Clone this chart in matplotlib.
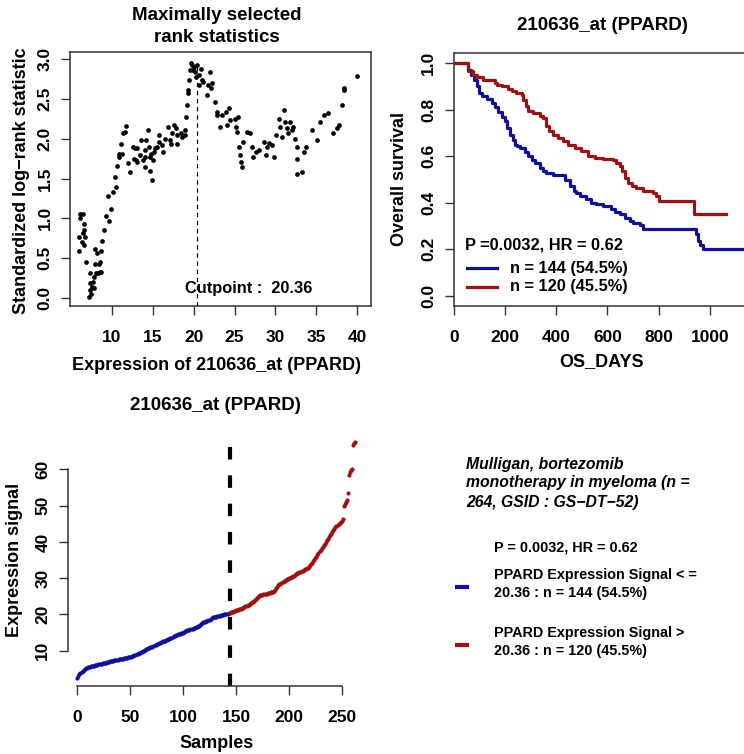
import matplotlib
matplotlib.use('Agg')
import matplotlib.pyplot as plt
from matplotlib.lines import Line2D

plt.rcParams['font.family'] = ['Liberation Sans', 'DejaVu Sans']
plt.rcParams['font.weight'] = 'bold'

# maximally selected rank statistics (cutpoint, standardized statistic)
cut_x = [5.96, 5.96, 6.04, 6.04, 6.45, 6.45, 6.33, 6.53, 6.60, 6.60,
         6.73, 6.86, 7.14, 7.27, 7.27, 7.35, 7.47, 7.55, 7.67, 7.76,
         7.84, 7.96, 7.96, 8.08, 8.16, 8.29, 8.37, 8.49, 8.57, 8.69,
         8.78, 8.69, 9.06, 9.31, 9.47, 9.59, 9.88, 10.1, 10.4, 10.5,
         10.6, 10.8, 10.9, 11.1, 11.2, 11.4, 11.75, 11.6, 12.0, 12.2,
         12.6, 12.7, 12.8, 12.9, 13.1, 13.1, 13.4, 13.6, 13.8, 14.0,
         14.0, 14.1, 14.2, 14.4, 14.5, 14.6, 14.7, 14.8, 14.9, 15.0,
         15.2, 15.3, 15.5, 15.7, 15.8, 16.1, 16.3, 16.5, 16.9, 17.1,
         17.2, 17.3, 17.6, 17.8, 18.0, 18.0, 18.4, 18.6, 18.9, 19.0,
         19.1, 19.2, 19.3, 19.3, 19.4, 19.5, 19.7, 19.8, 19.9, 20.1,
         20.2, 20.3, 20.4, 20.6, 20.7, 20.9, 21.0, 21.2, 21.6, 21.8,
         22.0, 22.1, 22.2, 22.6, 22.8, 22.9, 23.2, 23.5, 23.9, 24.1,
         24.3, 24.4, 25.1, 25.2, 25.3, 25.4, 25.6, 25.7, 25.8, 25.9,
         26.0, 26.5, 26.9, 27.1, 27.3, 27.6, 28.0, 28.6, 28.8, 29.0,
         29.2, 29.6, 29.8, 30.1, 30.4, 30.6, 30.8, 31.0, 31.2, 31.4,
         31.5, 31.8, 32.0, 32.2, 32.4, 32.6, 32.7, 32.7, 33.3, 33.5,
         33.8, 34.5, 35.1, 35.5, 35.9, 36.5, 37.1, 37.5, 37.8, 38.2,
         38.4, 38.4, 40.0]
cut_y = [0.59, 0.77, 1.06, 1.00, 1.06, 0.81, 0.70, 0.66, 0.93, 0.85,
         0.77, 0.45, 0.01, 0.10, 0.19, 0.31, 0.05, 0.14, 0.20, 0.12,
         0.26, 0.43, 0.62, 0.31, 0.56, 0.31, 0.43, 0.33, 0.45, 0.59,
         0.72, 0.33, 0.86, 1.03, 1.28, 0.97, 1.12, 1.33, 1.52, 1.39,
         1.66, 1.81, 1.77, 1.93, 1.81, 2.07, 2.16, 2.09, 1.69, 1.58,
         1.90, 1.75, 1.88, 1.73, 1.71, 1.88, 1.79, 1.98, 1.73, 1.65,
         1.77, 1.86, 1.98, 2.11, 1.90, 1.77, 1.60, 1.81, 1.48, 1.73,
         1.83, 1.88, 1.90, 2.05, 1.96, 1.92, 1.83, 2.00, 2.15, 1.98,
         1.93, 2.07, 2.17, 2.13, 1.93, 2.05, 2.07, 2.02, 2.05, 2.11,
         2.27, 2.42, 2.57, 2.61, 2.74, 2.86, 2.95, 2.93, 2.86, 2.90,
         2.84, 2.78, 2.92, 2.80, 2.67, 2.88, 2.74, 2.71, 2.55, 2.67,
         2.84, 2.63, 2.70, 2.46, 2.34, 2.30, 2.15, 2.30, 2.34, 2.17,
         2.38, 2.23, 2.25, 2.15, 2.09, 2.27, 1.90, 1.79, 1.71, 1.65,
         1.96, 2.09, 2.07, 1.90, 1.77, 1.83, 1.86, 1.96, 1.79, 1.90,
         1.94, 1.92, 1.77, 2.05, 2.25, 2.15, 2.02, 2.36, 2.21, 2.13,
         2.07, 2.21, 2.11, 2.15, 2.00, 1.90, 1.75, 1.56, 1.58, 1.83,
         1.90, 2.11, 1.98, 2.21, 2.30, 2.32, 2.07, 2.13, 2.17, 2.42,
         2.61, 2.64, 2.79]
cutpoint = 20.36
max_stat = 2.95

# Kaplan-Meier steps (days, survival)
low_t = [0, 57, 66, 79, 90, 100, 109, 129, 148, 161, 174, 187, 200, 209, 219,
         230, 239, 248, 258, 278, 291, 304, 317, 336, 349, 362, 388, 434, 453,
         469, 479, 492, 518, 538, 557, 583, 616, 629, 648, 668, 687, 700, 726,
         739, 947, 953, 960, 973, 1150]
low_s = [1.0, 0.97, 0.95, 0.93, 0.90, 0.87, 0.857, 0.846, 0.83, 0.81, 0.79,
         0.77, 0.75, 0.72, 0.69, 0.67, 0.65, 0.643, 0.636, 0.62, 0.60, 0.586,
         0.57, 0.55, 0.536, 0.529, 0.521, 0.50, 0.47, 0.45, 0.44, 0.43, 0.414,
         0.40, 0.393, 0.386, 0.374, 0.36, 0.35, 0.336, 0.32, 0.314, 0.303,
         0.289, 0.264, 0.236, 0.22, 0.203, 0.203]
high_t = [0, 57, 77, 90, 116, 161, 168, 187, 213, 226, 245, 265, 271, 282, 291,
          310, 336, 349, 362, 373, 388, 408, 427, 447, 473, 499, 525, 551, 583,
          622, 635, 648, 658, 668, 681, 697, 713, 739, 778, 791, 801, 940, 1064]
high_s = [1.0, 0.965, 0.95, 0.94, 0.93, 0.917, 0.907, 0.90, 0.889, 0.879,
          0.871, 0.864, 0.843, 0.814, 0.793, 0.786, 0.774, 0.764, 0.729, 0.707,
          0.693, 0.679, 0.664, 0.65, 0.636, 0.621, 0.603, 0.593, 0.589, 0.586,
          0.571, 0.557, 0.536, 0.507, 0.486, 0.471, 0.464, 0.45, 0.443, 0.429,
          0.407, 0.35, 0.35]

# sorted expression signal, low group (<= cutpoint) then high group
expr_low = [2.6, 3.1, 3.6, 3.9, 4.2, 4.4, 4.6, 4.9, 5.1, 5.3,
            5.4, 5.5, 5.6, 5.65, 5.7, 5.8, 5.9, 5.95, 6.0, 6.1,
            6.2, 6.3, 6.35, 6.4, 6.5, 6.6, 6.65, 6.7, 6.8, 6.9,
            7.0, 7.05, 7.1, 7.2, 7.3, 7.35, 7.4, 7.5, 7.55, 7.6,
            7.7, 7.75, 7.8, 7.85, 7.9, 7.95, 8.0, 8.1, 8.15, 8.2,
            8.3, 8.4, 8.5, 8.6, 8.75, 8.9, 9.05, 9.2, 9.3, 9.45,
            9.6, 9.75, 9.9, 10.05, 10.2, 10.35, 10.5, 10.65, 10.8, 10.9,
            11.0, 11.15, 11.3, 11.5, 11.65, 11.8, 11.95, 12.1, 12.2, 12.35,
            12.45, 12.55, 12.65, 12.8, 12.9, 13.0, 13.1, 13.25, 13.4, 13.6,
            13.8, 13.95, 14.1, 14.25, 14.4, 14.5, 14.6, 14.7, 14.8, 14.9,
            15.0, 15.15, 15.3, 15.5, 15.6, 15.7, 15.8, 15.9, 16.0, 16.1,
            16.2, 16.35, 16.45, 16.5, 16.7, 16.9, 17.1, 17.35, 17.6, 17.8,
            17.9, 18.0, 18.1, 18.25, 18.4, 18.6, 18.8, 19.0, 19.2, 19.3,
            19.35, 19.4, 19.45, 19.5, 19.6, 19.7, 19.8, 19.85, 19.9, 20.0,
            20.1, 20.15, 20.25, 20.36]
expr_high = [20.5, 20.6, 20.7, 20.8, 20.9, 21.0,
             21.1, 21.2, 21.3, 21.4, 21.5, 21.6, 21.75, 21.9, 22.05, 22.2,
             22.35, 22.5, 22.7, 22.9, 23.1, 23.3, 23.5, 23.7, 24.0, 24.3,
             24.6, 24.9, 25.1, 25.25, 25.35, 25.45, 25.5, 25.6, 25.7, 25.75,
             25.8, 25.9, 26.0, 26.05, 26.1, 26.2, 26.4, 26.8, 27.3, 27.7,
             28.0, 28.3, 28.5, 28.7, 28.9, 29.1, 29.3, 29.5, 29.7, 29.85,
             30.0, 30.1, 30.25, 30.4, 30.55, 30.7, 30.9, 31.1, 31.3, 31.5,
             31.65, 31.8, 31.95, 32.1, 32.25, 32.4, 32.55, 32.7, 32.9, 33.2,
             33.5, 33.9, 34.3, 34.7, 35.1, 35.5, 35.9, 36.4, 36.9, 37.4,
             37.9, 38.3, 38.7, 39.1, 39.5, 39.9, 40.4, 40.9, 41.4, 41.9,
             42.3, 42.8, 43.2, 43.6, 44.0, 44.4, 44.7, 45.0, 45.3, 45.6,
             45.8, 46.2, 49.9, 50.4, 51.1, 51.6, 53.4, 58.4, 59.3, 59.8,
             60.1, 66.7, 67.2, 67.6]

BLUE = '#10109c'
RED = '#a01010'
TICK_FS = 12.5
LAB_FS = 13
TITLE_FS = 13.5
NOTE_FS = 11.8
INFO_FS = 10.4

W, H = 744, 754
fig = plt.figure(figsize=(W / 100, H / 100), dpi=100)


def px_axes(l, t, r, b):
    return fig.add_axes([l / W, 1 - b / H, (r - l) / W, (b - t) / H])


def ftext(x, y, s, **kw):
    kw.setdefault('ha', 'center')
    kw.setdefault('va', 'center')
    fig.text(x / W, 1 - y / H, s, **kw)


def style(ax, pad_x=11, pad_y=6):
    ax.tick_params(axis='both', length=6.5, width=1, color='#333333',
                   labelsize=TICK_FS)
    ax.tick_params(axis='x', pad=pad_x)
    ax.tick_params(axis='y', pad=pad_y)
    for lab in ax.get_yticklabels():
        lab.set_rotation(90)
        lab.set_va('center')
    for sp in ax.spines.values():
        sp.set_color('#333333')
        sp.set_linewidth(1.1)


# --- top left: maxstat ---
ax1 = px_axes(70, 52, 371, 306)
ax1.plot(cut_x, cut_y, 'o', ms=3.4, color='black', mec='none')
ax1.plot([cutpoint, cutpoint], [-0.1, max_stat], color='black', lw=0.9,
         dashes=(3.5, 3))
ax1.text(26.7, 0.125, 'Cutpoint :  %.2f' % cutpoint, ha='center', va='center',
         fontsize=NOTE_FS)
ax1.set_xlim(4.86, 41.71)
ax1.set_ylim(-0.1, 3.088)
ax1.set_xticks([10, 15, 20, 25, 30, 35, 40])
ax1.set_yticks([0, 0.5, 1.0, 1.5, 2.0, 2.5, 3.0])
ax1.set_yticklabels(['0.0', '0.5', '1.0', '1.5', '2.0', '2.5', '3.0'])
style(ax1)
ftext(217, 15, 'Maximally selected', fontsize=TITLE_FS)
ftext(217, 37, 'rank statistics', fontsize=TITLE_FS)
ftext(217, 366, 'Expression of 210636_at (PPARD)', fontsize=LAB_FS)
ftext(22, 181, 'Standardized log\u2212rank statistic', fontsize=LAB_FS,
      rotation=90)

# --- top right: Kaplan-Meier ---
ax2 = px_axes(453.7, 53, 750, 306)
ax2.step(low_t, low_s, where='post', color=BLUE, lw=2.3)
ax2.step(high_t, high_s, where='post', color=RED, lw=2.3)
ax2.set_xlim(0, 1157)
ax2.set_ylim(-0.044, 1.044)
ax2.set_xticks([0, 200, 400, 600, 800, 1000])
ax2.set_yticks([0, 0.2, 0.4, 0.6, 0.8, 1.0])
ax2.set_yticklabels(['0.0', '0.2', '0.4', '0.6', '0.8', '1.0'])
style(ax2)
ftext(602, 25, '210636_at (PPARD)', fontsize=TITLE_FS)
ftext(602, 362, 'OS_DAYS', fontsize=LAB_FS)
ftext(400, 179, 'Overall survival', fontsize=LAB_FS, rotation=90)
ftext(465, 245, 'P =0.0032, HR = 0.62', ha='left', fontsize=NOTE_FS)
for yy, col, lab in [(268, BLUE, 'n = 144 (54.5%)'), (287, RED, 'n = 120 (45.5%)')]:
    fig.add_artist(Line2D([467 / W, 497 / W], [1 - yy / H] * 2, color=col, lw=2.3))
    ftext(510, yy, lab, ha='left', fontsize=NOTE_FS)

# --- bottom left: sorted expression ---
ax3 = px_axes(67.7, 432, 366.6, 686)
n_low = len(expr_low)
ax3.plot(range(n_low), expr_low, 'o', ms=3.0, color=BLUE, mec='none')
ax3.plot(range(n_low, n_low + len(expr_high)), expr_high, 'o', ms=3.0,
         color=RED, mec='none')
ax3.plot([n_low, n_low], [66.2, 0.27], color='black', lw=3, dashes=(3.0, 3.8))
ax3.set_xlim(-9.1, 273.5)
ax3.set_ylim(0.27, 70.3)
ax3.set_xticks([0, 50, 100, 150, 200, 250])
ax3.set_yticks([10, 20, 30, 40, 50, 60])
style(ax3)
ax3.spines['top'].set_visible(False)
ax3.spines['right'].set_visible(False)
ax3.spines['left'].set_bounds(10, 60)
ax3.spines['bottom'].set_bounds(0, 250)
ftext(215, 405, '210636_at (PPARD)', fontsize=TITLE_FS)
ftext(217, 743, 'Samples', fontsize=LAB_FS)
ftext(15, 560, 'Expression signal', fontsize=LAB_FS, rotation=90)

# --- bottom right: description and legend ---
info = ['Mulligan, bortezomib', 'monotherapy in myeloma (n =',
        '264, GSID : GS\u2212DT\u221252)']
for i, line in enumerate(info):
    ftext(466, 464 + 19 * i, line, ha='left', fontsize=11.3, style='italic')
ftext(494, 547, 'P = 0.0032, HR = 0.62', ha='left', fontsize=INFO_FS)
legend_rows = [(575, 'PPARD Expression Signal < =', '20.36 : n = 144 (54.5%)', BLUE),
               (633, 'PPARD Expression Signal >', '20.36 : n = 120 (45.5%)', RED)]
for yy, l1, l2, col in legend_rows:
    ftext(494, yy, l1, ha='left', fontsize=INFO_FS)
    ftext(494, yy + 18, l2, ha='left', fontsize=INFO_FS)
    fig.add_artist(Line2D([455 / W, 469 / W], [1 - (yy + 12) / H] * 2,
                          color=col, lw=3, solid_capstyle='butt'))

fig.savefig('out.png', dpi=100)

------------------------------------

## Your instructions
Set the lines above down again, word for word, from the first through the one containing "plt.rcParams['font.weight'] = 'bold'"; pictures excluded.

## Response
Clone this chart in matplotlib.
import matplotlib
matplotlib.use('Agg')
import matplotlib.pyplot as plt
from matplotlib.lines import Line2D

plt.rcParams['font.family'] = ['Liberation Sans', 'DejaVu Sans']
plt.rcParams['font.weight'] = 'bold'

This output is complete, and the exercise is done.